Required task: Your answer is a single number: the count of lines that contain the string "code".

--- start of Material ---

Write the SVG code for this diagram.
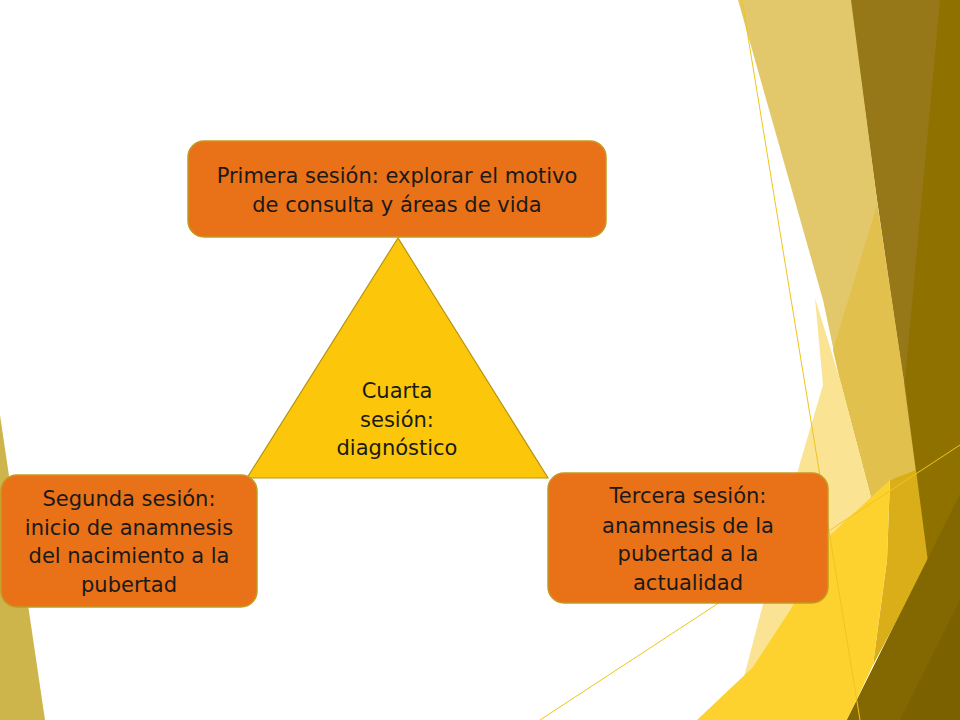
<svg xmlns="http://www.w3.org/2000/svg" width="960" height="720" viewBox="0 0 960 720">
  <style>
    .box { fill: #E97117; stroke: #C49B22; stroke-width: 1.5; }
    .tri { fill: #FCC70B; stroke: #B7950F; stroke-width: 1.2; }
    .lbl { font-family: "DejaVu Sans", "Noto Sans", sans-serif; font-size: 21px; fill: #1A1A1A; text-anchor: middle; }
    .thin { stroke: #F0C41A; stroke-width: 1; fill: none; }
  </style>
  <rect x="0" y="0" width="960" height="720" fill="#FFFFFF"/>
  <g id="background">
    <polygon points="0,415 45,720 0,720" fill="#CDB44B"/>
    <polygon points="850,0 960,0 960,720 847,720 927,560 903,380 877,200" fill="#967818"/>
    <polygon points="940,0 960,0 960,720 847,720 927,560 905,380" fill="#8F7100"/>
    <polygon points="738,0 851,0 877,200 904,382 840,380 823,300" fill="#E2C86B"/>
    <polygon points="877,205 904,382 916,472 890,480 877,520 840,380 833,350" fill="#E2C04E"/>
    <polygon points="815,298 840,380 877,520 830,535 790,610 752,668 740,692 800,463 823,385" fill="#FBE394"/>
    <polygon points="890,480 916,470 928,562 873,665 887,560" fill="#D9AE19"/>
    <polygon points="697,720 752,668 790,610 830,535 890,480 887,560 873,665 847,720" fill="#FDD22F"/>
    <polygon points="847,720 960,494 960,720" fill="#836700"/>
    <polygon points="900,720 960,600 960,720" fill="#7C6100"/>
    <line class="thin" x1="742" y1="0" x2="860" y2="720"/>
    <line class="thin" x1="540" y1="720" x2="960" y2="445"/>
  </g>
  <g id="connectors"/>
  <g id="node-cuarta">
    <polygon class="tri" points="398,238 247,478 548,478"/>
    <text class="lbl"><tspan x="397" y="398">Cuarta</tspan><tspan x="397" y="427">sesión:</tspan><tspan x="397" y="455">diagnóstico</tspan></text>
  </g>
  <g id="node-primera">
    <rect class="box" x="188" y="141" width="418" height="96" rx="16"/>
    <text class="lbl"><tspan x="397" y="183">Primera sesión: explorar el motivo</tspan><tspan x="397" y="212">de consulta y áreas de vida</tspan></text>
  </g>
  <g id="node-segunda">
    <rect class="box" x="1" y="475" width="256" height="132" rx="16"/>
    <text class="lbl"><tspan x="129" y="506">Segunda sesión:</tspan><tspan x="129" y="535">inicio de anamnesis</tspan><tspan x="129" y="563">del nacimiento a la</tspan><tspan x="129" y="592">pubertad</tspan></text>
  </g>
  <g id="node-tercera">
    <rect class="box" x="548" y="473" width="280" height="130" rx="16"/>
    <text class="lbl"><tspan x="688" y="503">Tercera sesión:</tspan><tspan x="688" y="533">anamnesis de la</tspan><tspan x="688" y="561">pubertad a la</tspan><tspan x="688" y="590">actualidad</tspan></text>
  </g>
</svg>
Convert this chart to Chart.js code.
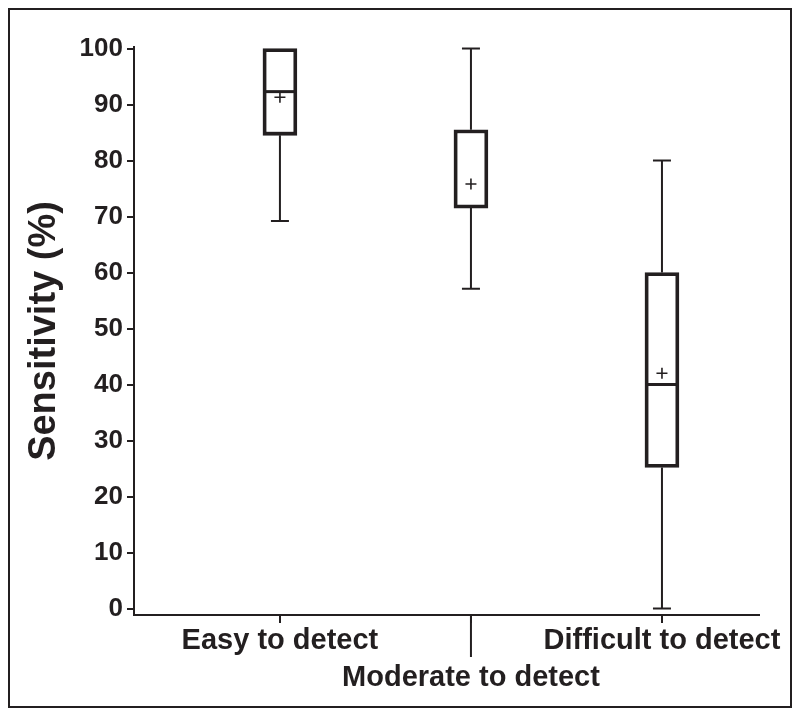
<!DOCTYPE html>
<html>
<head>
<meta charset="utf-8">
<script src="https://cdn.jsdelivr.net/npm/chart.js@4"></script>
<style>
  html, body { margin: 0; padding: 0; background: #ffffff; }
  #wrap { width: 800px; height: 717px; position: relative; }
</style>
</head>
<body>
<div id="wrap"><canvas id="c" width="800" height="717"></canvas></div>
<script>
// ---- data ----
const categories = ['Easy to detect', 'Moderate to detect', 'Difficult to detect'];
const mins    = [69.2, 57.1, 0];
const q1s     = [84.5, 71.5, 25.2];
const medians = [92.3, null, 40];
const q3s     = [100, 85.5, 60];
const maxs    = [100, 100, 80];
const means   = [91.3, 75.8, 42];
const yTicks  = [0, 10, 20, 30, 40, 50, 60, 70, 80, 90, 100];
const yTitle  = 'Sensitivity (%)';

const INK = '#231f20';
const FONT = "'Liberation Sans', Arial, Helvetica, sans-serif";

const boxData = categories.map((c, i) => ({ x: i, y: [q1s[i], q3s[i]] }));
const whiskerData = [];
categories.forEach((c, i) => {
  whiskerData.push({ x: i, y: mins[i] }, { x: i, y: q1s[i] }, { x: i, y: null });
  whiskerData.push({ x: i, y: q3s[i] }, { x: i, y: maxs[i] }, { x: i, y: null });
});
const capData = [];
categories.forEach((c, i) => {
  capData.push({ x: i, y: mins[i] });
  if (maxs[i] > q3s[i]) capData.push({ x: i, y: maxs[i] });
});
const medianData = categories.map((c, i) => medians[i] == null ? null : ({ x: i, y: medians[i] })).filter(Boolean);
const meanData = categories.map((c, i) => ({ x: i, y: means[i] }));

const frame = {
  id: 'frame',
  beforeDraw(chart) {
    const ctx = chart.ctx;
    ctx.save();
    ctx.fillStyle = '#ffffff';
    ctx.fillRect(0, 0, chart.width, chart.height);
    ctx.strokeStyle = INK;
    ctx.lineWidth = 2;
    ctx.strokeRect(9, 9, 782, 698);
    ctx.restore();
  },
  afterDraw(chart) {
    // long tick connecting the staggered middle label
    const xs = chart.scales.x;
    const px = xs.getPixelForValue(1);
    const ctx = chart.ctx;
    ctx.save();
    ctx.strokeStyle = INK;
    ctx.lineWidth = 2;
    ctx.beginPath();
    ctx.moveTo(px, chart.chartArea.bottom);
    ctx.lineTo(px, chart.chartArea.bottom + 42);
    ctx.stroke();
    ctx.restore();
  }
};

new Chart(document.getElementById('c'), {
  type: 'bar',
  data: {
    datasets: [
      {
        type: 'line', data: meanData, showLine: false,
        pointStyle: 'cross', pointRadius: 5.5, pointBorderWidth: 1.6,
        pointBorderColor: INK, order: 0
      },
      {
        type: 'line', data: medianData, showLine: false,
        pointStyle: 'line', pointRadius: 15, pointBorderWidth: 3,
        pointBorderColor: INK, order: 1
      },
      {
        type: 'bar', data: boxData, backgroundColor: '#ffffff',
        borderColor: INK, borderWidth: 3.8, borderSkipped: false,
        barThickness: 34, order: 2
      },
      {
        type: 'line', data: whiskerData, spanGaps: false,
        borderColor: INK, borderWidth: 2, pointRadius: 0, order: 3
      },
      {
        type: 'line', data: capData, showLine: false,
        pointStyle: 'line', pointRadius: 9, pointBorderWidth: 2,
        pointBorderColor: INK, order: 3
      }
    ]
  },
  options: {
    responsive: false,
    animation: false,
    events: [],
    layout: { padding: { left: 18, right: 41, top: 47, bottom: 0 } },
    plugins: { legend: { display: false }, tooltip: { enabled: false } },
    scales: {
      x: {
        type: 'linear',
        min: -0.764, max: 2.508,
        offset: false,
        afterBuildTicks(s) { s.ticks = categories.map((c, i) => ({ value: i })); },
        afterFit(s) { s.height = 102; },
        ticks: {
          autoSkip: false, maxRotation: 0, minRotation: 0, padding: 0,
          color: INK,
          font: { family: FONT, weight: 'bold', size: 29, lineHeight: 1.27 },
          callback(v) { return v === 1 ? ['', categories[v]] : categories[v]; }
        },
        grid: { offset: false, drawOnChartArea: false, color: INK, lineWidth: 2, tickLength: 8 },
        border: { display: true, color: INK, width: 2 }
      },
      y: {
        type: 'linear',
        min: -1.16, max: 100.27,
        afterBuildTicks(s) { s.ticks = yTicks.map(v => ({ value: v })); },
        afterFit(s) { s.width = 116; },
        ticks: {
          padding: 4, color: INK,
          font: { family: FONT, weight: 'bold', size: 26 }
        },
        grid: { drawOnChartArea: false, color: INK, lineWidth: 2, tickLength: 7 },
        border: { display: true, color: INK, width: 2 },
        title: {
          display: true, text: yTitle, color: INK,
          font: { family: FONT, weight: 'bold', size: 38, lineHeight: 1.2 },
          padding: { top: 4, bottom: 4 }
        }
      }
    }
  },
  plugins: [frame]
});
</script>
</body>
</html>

--- end of Material ---

Answer to this exercise: 2